[DATASET EXTRACT start]

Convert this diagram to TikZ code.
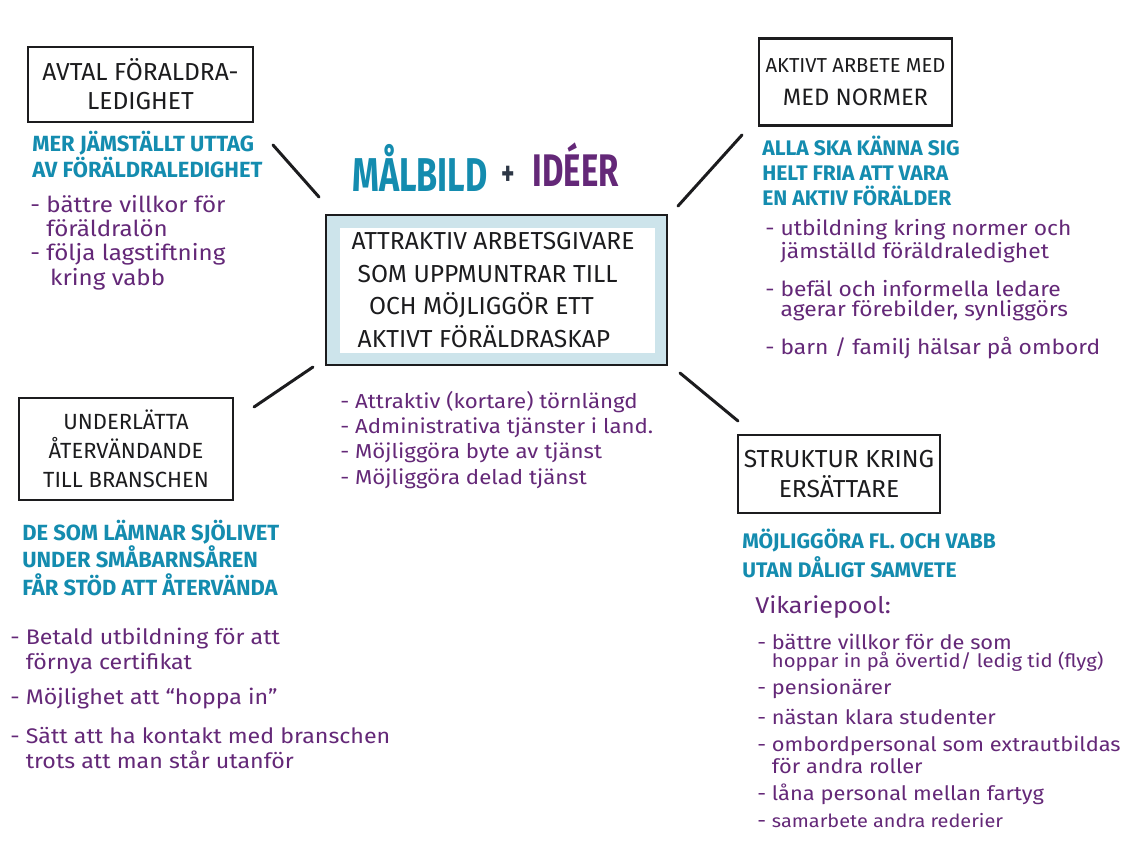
\documentclass[tikz,border=0pt]{standalone}
\usepackage{fontspec}
\setmainfont{Fira Sans}
\newfontfamily\titlefont[FakeStretch=0.72]{Fira Sans}
\newfontfamily\notefont[FakeStretch=1.1]{Fira Sans}
\definecolor{ink}{RGB}{28,28,30}
\definecolor{clrAim}{RGB}{20,140,175}
\definecolor{clrIdea}{RGB}{100,40,120}
\definecolor{clrPlus}{RGB}{45,55,70}
\definecolor{bgPanel}{RGB}{205,228,235}
\newcommand{\fsz}[2]{\fontsize{#1}{#2}\selectfont}
\newcommand{\ind}{\phantom{- }}
\tikzset{
  theme/.style={rectangle,draw=ink,line width=1.4pt,align=center,
    inner sep=0pt,text=ink},
  goalbox/.style={rectangle,draw=ink,line width=1pt,fill=bgPanel,inner sep=0pt},
  goalinner/.style={rectangle,fill=white,inner sep=0pt},
  goaltext/.style={align=left,inner sep=0pt,text=ink},
  % multi-line notes sit on the baseline of their last line
  aim/.style={anchor=base west,align=left,inner sep=0pt,text=clrAim},
  idea/.style={anchor=base west,align=left,inner sep=0pt,text=clrIdea},
  spoke/.style={draw=ink,line width=1.7pt,line cap=round}
}

\begin{document}
\begin{tikzpicture}[x=0.02cm,y=-0.02cm]
\useasboundingbox[fill=white] (0,0) rectangle (1126,845);

% heading
\node[anchor=base west,inner sep=0pt] (title) at (352,191)
  {{\titlefont\bfseries\fsz{27}{30}\color{clrAim}MÅLBILD}\hspace{8pt}%
   \raisebox{3pt}{\titlefont\bfseries\fsz{20}{22}\color{clrPlus}+}\hspace{10pt}%
   \raisebox{2.8pt}{\titlefont\bfseries\fsz{26}{28}\color{clrIdea}IDÉER}};

% goal in the middle: black frame, pale band, white panel
\node[goalbox,minimum width=6.82cm,minimum height=3.0cm] (goal) at (496.5,290) {};
\node[goalinner,minimum width=6.3cm,minimum height=2.5cm] (panel) at (497.5,290.5) {};
\node[goaltext,font=\fsz{14}{18.7}] (goaltext) at (493,290) {
  ATTRAKTIV ARBETSGIVARE\\
  \hspace*{3.5pt}SOM UPPMUNTRAR TILL\\
  \hspace*{10pt}OCH MÖJLIGGÖR ETT\\
  \hspace*{3.5pt}AKTIVT FÖRÄLDRASKAP};

\node[idea,font=\notefont\fsz{11.5}{14.4}] (goalnote) at (340,484) {
  - Attraktiv (kortare) törnlängd\\
  - Administrativa tjänster i land.\\
  - Möjliggöra byte av tjänst\\
  - Möjliggöra delad tjänst};

% four themes
\node[theme,minimum width=4.5cm,minimum height=1.5cm,font=\fsz{14}{16.4}]
  (leave) at (140.5,84.5) {AVTAL FÖRALDRA-\\LEDIGHET};
\node[aim,font=\bfseries\fsz{12.5}{13.6}] (leaveaim) at (32,177)
  {MER JÄMSTÄLLT UTTAG\\AV FÖRÄLDRALEDIGHET};
\node[idea,font=\notefont\fsz{12.5}{13.8}] (leaveidea) at (30,285) {
  - bättre villkor för\\
  \ind föräldralön\\
  - följa lagstiftning\\
  \ind\,kring vabb};

\node[theme,minimum width=3.86cm,minimum height=1.74cm,font=\fsz{11.5}{18.7}]
  (norms) at (855.5,82) {AKTIVT ARBETE MED\\{\fsz{13.5}{18.7}MED NORMER}};
\node[aim,font=\bfseries\fsz{12}{14.2}] (normsaim) at (762,205)
  {ALLA SKA KÄNNA SIG\\HELT FRIA ATT VARA\\EN AKTIV FÖRÄLDER};
\node[idea,font=\notefont\fsz{11.8}{11.5}] (normsidea) at (765,354) {
  - utbildning kring normer och\\
  \ind jämställd föräldraledighet\\[9pt]
  - befäl och informella ledare\\
  \ind agerar förebilder, synliggörs\\[8pt]
  - barn / familj hälsar på ombord};

\node[theme,minimum width=4.28cm,minimum height=2.04cm,font=\fsz{12.5}{16.4}]
  (return) at (126,449) {UNDERLÄTTA\\ÅTERVÄNDANDE\\TILL BRANSCHEN};
\node[aim,font=\bfseries\fsz{12.5}{15.6}] (returnaim) at (22,595)
  {DE SOM LÄMNAR SJÖLIVET\\UNDER SMÅBARNSÅREN\\FÅR STÖD ATT ÅTERVÄNDA};
\node[idea,font=\notefont\fsz{12}{14.2}] (returnidea) at (10,768) {
  - Betald utbildning för att\\
  \ind förnya certifikat\\[5.7pt]
  - Möjlighet att “hoppa in”\\[8pt]
  - Sätt att ha kontakt med branschen\\
  \ind trots att man står utanför};

\node[theme,minimum width=4.04cm,minimum height=1.56cm,font=\fsz{14}{17}]
  (subst) at (839,474) {STRUKTUR KRING\\ERSÄTTARE};
\node[aim,font=\bfseries\fsz{12}{16.4}] (substaim) at (742,577)
  {MÖJLIGGÖRA FL. OCH VABB\\UTAN DÅLIGT SAMVETE};
\node[idea,font=\notefont\fsz{13}{15}] (pool) at (755,613) {Vikariepool:};
\node[idea,font=\notefont\fsz{11.3}{15.3}] (poolidea) at (757,827) {
  - bättre villkor för de som\\[-5pt]
  \ind{\fsz{10.5}{15.3}hoppar in på övertid/ ledig tid (flyg)}\\
  - pensionärer\\[1.7pt]
  - nästan klara studenter\\
  - ombordpersonal som extrautbildas\\[-2.8pt]
  \ind för andra roller\\
  - låna personal mellan fartyg\\
  - {\fsz{10.3}{15.3}samarbete andra rederier}};

% spokes between the goal and the themes
\coordinate (spokeA1) at (273,145);
\coordinate (spokeA2) at (319,197);
\coordinate (spokeB1) at (742,135);
\coordinate (spokeB2) at (678,206);
\coordinate (spokeC1) at (313,367);
\coordinate (spokeC2) at (254,407);
\coordinate (spokeD1) at (680,373);
\coordinate (spokeD2) at (738,421);
\draw[spoke] (spokeA1) -- (spokeA2);
\draw[spoke] (spokeB1) -- (spokeB2);
\draw[spoke] (spokeC1) -- (spokeC2);
\draw[spoke] (spokeD1) -- (spokeD2);
\end{tikzpicture}
\end{document}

[DATASET EXTRACT end]

**SET TASK**
Leave the pictures out and please restate exactly the lines running from the start of the material through the one with "- Möjliggöra delad".

**REPLY TO THE TASK**
Convert this diagram to TikZ code.
\documentclass[tikz,border=0pt]{standalone}
\usepackage{fontspec}
\setmainfont{Fira Sans}
\newfontfamily\titlefont[FakeStretch=0.72]{Fira Sans}
\newfontfamily\notefont[FakeStretch=1.1]{Fira Sans}
\definecolor{ink}{RGB}{28,28,30}
\definecolor{clrAim}{RGB}{20,140,175}
\definecolor{clrIdea}{RGB}{100,40,120}
\definecolor{clrPlus}{RGB}{45,55,70}
\definecolor{bgPanel}{RGB}{205,228,235}
\newcommand{\fsz}[2]{\fontsize{#1}{#2}\selectfont}
\newcommand{\ind}{\phantom{- }}
\tikzset{
  theme/.style={rectangle,draw=ink,line width=1.4pt,align=center,
    inner sep=0pt,text=ink},
  goalbox/.style={rectangle,draw=ink,line width=1pt,fill=bgPanel,inner sep=0pt},
  goalinner/.style={rectangle,fill=white,inner sep=0pt},
  goaltext/.style={align=left,inner sep=0pt,text=ink},
  % multi-line notes sit on the baseline of their last line
  aim/.style={anchor=base west,align=left,inner sep=0pt,text=clrAim},
  idea/.style={anchor=base west,align=left,inner sep=0pt,text=clrIdea},
  spoke/.style={draw=ink,line width=1.7pt,line cap=round}
}

\begin{document}
\begin{tikzpicture}[x=0.02cm,y=-0.02cm]
\useasboundingbox[fill=white] (0,0) rectangle (1126,845);

% heading
\node[anchor=base west,inner sep=0pt] (title) at (352,191)
  {{\titlefont\bfseries\fsz{27}{30}\color{clrAim}MÅLBILD}\hspace{8pt}%
   \raisebox{3pt}{\titlefont\bfseries\fsz{20}{22}\color{clrPlus}+}\hspace{10pt}%
   \raisebox{2.8pt}{\titlefont\bfseries\fsz{26}{28}\color{clrIdea}IDÉER}};

% goal in the middle: black frame, pale band, white panel
\node[goalbox,minimum width=6.82cm,minimum height=3.0cm] (goal) at (496.5,290) {};
\node[goalinner,minimum width=6.3cm,minimum height=2.5cm] (panel) at (497.5,290.5) {};
\node[goaltext,font=\fsz{14}{18.7}] (goaltext) at (493,290) {
  ATTRAKTIV ARBETSGIVARE\\
  \hspace*{3.5pt}SOM UPPMUNTRAR TILL\\
  \hspace*{10pt}OCH MÖJLIGGÖR ETT\\
  \hspace*{3.5pt}AKTIVT FÖRÄLDRASKAP};

\node[idea,font=\notefont\fsz{11.5}{14.4}] (goalnote) at (340,484) {
  - Attraktiv (kortare) törnlängd\\
  - Administrativa tjänster i land.\\
  - Möjliggöra byte av tjänst\\
  - Möjliggöra delad tjänst};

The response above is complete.